Hello everyone!
I have a kernel with this parameters:
blocksize (64, 1)
I also have a shared memory:
__shared__ float vals[64][36];
What I want to accomplish is very simple: I want to sum all the rows for each column.
So:
thread0 will sum vals[0][0] + vals[1][0] + … + vals[63][0]
thread1 will sum vals[0][1] + vals[1][1] + … + vals[63][1]
(I think you would have noticed that my columns are 36 instead of 64, that’s because I wanted to reduce my shared memory usage based on my specific problem, so I have a “mapping” array that maps the threadidx.x into a correct index in the range [0,35], so my code actually is like this:
float sum= 0.0f;
for (int j = 0; j < 64; j++)
sum+= vals[j][mapping[localId]]; //ignore the "mapping" array
global_mem[outputIndex] = sum;
Each thread sums all the rows of its corresponding column, and writes the sum in the global memory (outputIndex is a transposed index → (y * width) + x)
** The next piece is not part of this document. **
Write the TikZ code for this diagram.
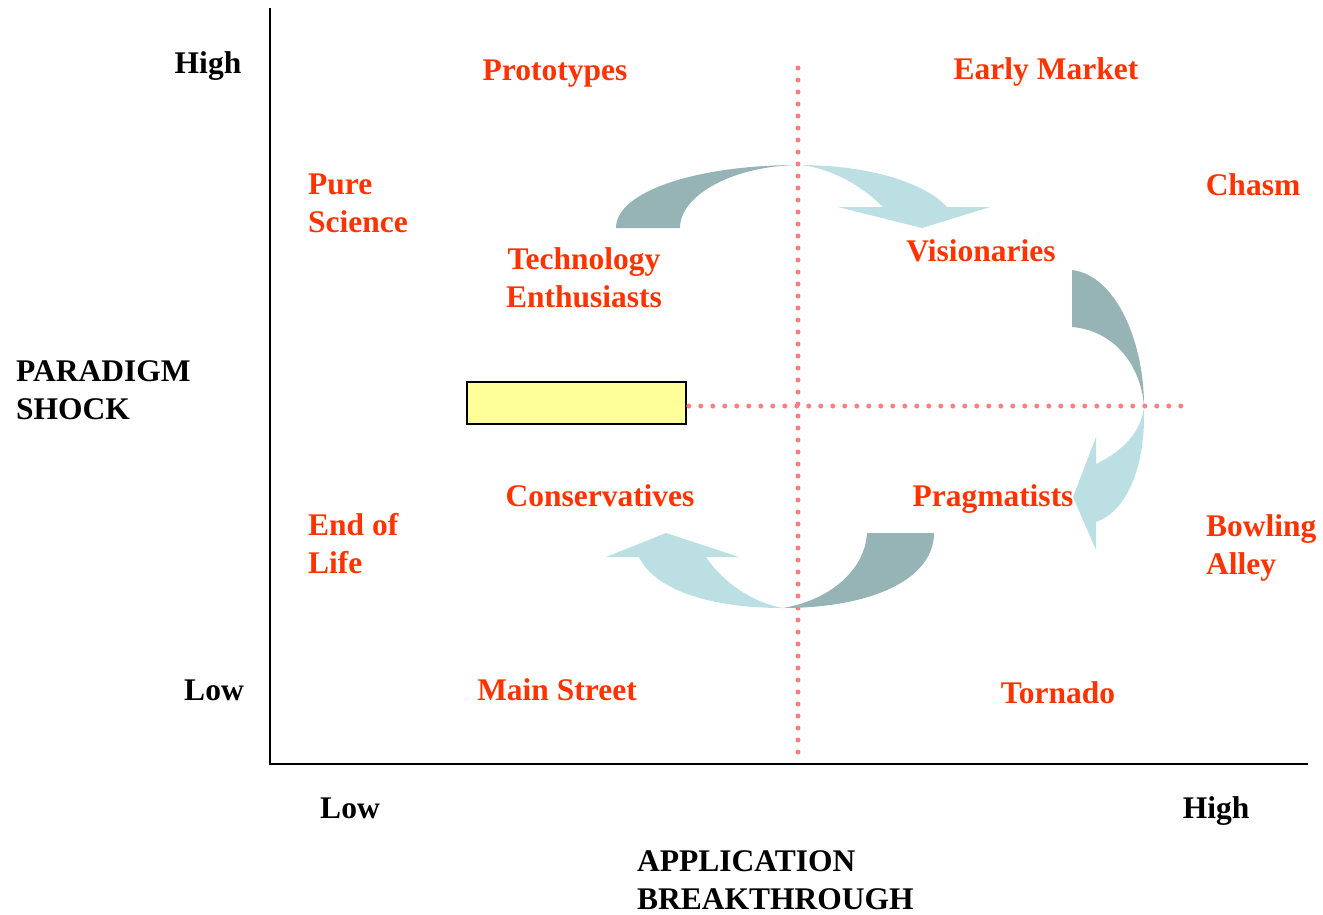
\documentclass[tikz,border=0pt]{standalone}
\usepackage{fontspec}
\setmainfont{Liberation Serif}
\definecolor{labelred}{HTML}{FF3300}
\definecolor{dotpink}{HTML}{FF7C80}
\definecolor{arrowdark}{HTML}{96B4B6}
\definecolor{arrowlight}{HTML}{BBDFE3}
\definecolor{boxyellow}{HTML}{FFFF99}

\begin{document}
\begin{tikzpicture}[x=1pt,y=-1pt,
	lbl/.style={font=\bfseries\fontsize{31.5}{38}\selectfont,inner sep=0pt},
	stage/.style={lbl,text=labelred},
	divider/.style={dotpink,line width=5pt,line cap=round,dash pattern=on 0pt off 12pt}]
	\useasboundingbox (0,0) rectangle (1323,914);
	% draw axes
	\coordinate (top) at (270,8);
	\coordinate (origin) at (270,764);
	\coordinate (right) at (1308,764);
	\draw[line width=2pt] (top) -- (origin) -- (right);
	% axis labels
	\node[lbl,anchor=base] (highy) at (208,73) {High};
	\node[lbl,anchor=base] (lowy) at (214,700) {Low};
	\node[lbl,anchor=base west,align=left] (paradigm) at (16,419) {PARADIGM\\SHOCK};
	\node[lbl,anchor=base] (lowx) at (350,818) {Low};
	\node[lbl,anchor=base] (highx) at (1216,818) {High};
	\node[lbl,anchor=base west,align=left] (application) at (637,909) {APPLICATION\\BREAKTHROUGH};
	% draw dividers
	\node[draw,fill=boxyellow,line width=1.5pt,minimum width=219pt,minimum height=42pt] (box) at (576.5,403) {};
	\coordinate (vtop) at (798,68);
	\coordinate (vbot) at (798,758);
	\coordinate (hend) at (1182,406);
	\draw[divider] (vtop) -- (vbot);
	\draw[divider,shorten <=2pt] (box.east |- hend) -- (hend);
	% draw cycle arrows
	\fill[arrowdark] (616,228) .. controls (616,191) and (698,165) .. (798,165)
		.. controls (733,166) and (680,195) .. (680,228) -- cycle;
	\fill[arrowlight] (798,165) .. controls (870,165) and (925,183) .. (947,207)
		-- (990,207) -- (922,228) -- (838,207) -- (883,207)
		.. controls (862,186) and (830,167) .. (798,165) -- cycle;
	\fill[arrowdark] (1072,270) .. controls (1115,275) and (1144,340) .. (1144,406)
		.. controls (1140,360) and (1110,330) .. (1072,327) -- cycle;
	\fill[arrowlight] (1144,406) .. controls (1146,470) and (1125,512) .. (1096,522)
		-- (1096,550) -- (1073,497) -- (1096,437) -- (1096,464)
		.. controls (1125,450) and (1142,430) .. (1144,406) -- cycle;
	\fill[arrowdark] (934,533) .. controls (934,580) and (870,608) .. (783,608)
		.. controls (830,600) and (865,570) .. (867,533) -- cycle;
	\fill[arrowlight] (783,608) .. controls (710,608) and (655,590) .. (639,557)
		-- (606,557) -- (666,533) -- (739,557) -- (706,557)
		.. controls (725,585) and (755,603) .. (783,608) -- cycle;
	% stage labels
	\node[stage,anchor=base] (prototypes) at (555,80) {Prototypes};
	\node[stage,anchor=base] (earlymarket) at (1046,79) {Early Market};
	\node[stage,anchor=base west,align=left] (purescience) at (308,232) {Pure\\Science};
	\node[stage,anchor=base] (chasm) at (1253,195) {Chasm};
	\node[stage,anchor=base,align=center] (enthusiasts) at (584,307) {Technology\\Enthusiasts};
	\node[stage,anchor=base] (visionaries) at (981,261) {Visionaries};
	\node[stage,anchor=base] (conservatives) at (600,506) {Conservatives};
	\node[stage,anchor=base] (pragmatists) at (993,506) {Pragmatists};
	\node[stage,anchor=base west,align=left] (endoflife) at (308,573) {End of\\Life};
	\node[stage,anchor=base west,align=left] (bowling) at (1206,574) {Bowling\\Alley};
	\node[stage,anchor=base] (mainstreet) at (557,700) {Main Street};
	\node[stage,anchor=base] (tornado) at (1058,703) {Tornado};
\end{tikzpicture}
\end{document}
I was thinking of optimizing this. I cannot use warp shuffling because I think it would be way too heavy for this problem, correct? I had implemented it, but as expected my compute throughput went to 100% almost! I also tried libraries like “cub” and the result was the same. In this case, is it possible that a simple non-reduction sum is faster? I am thinking there must be another way for this, but I can’t figure it out!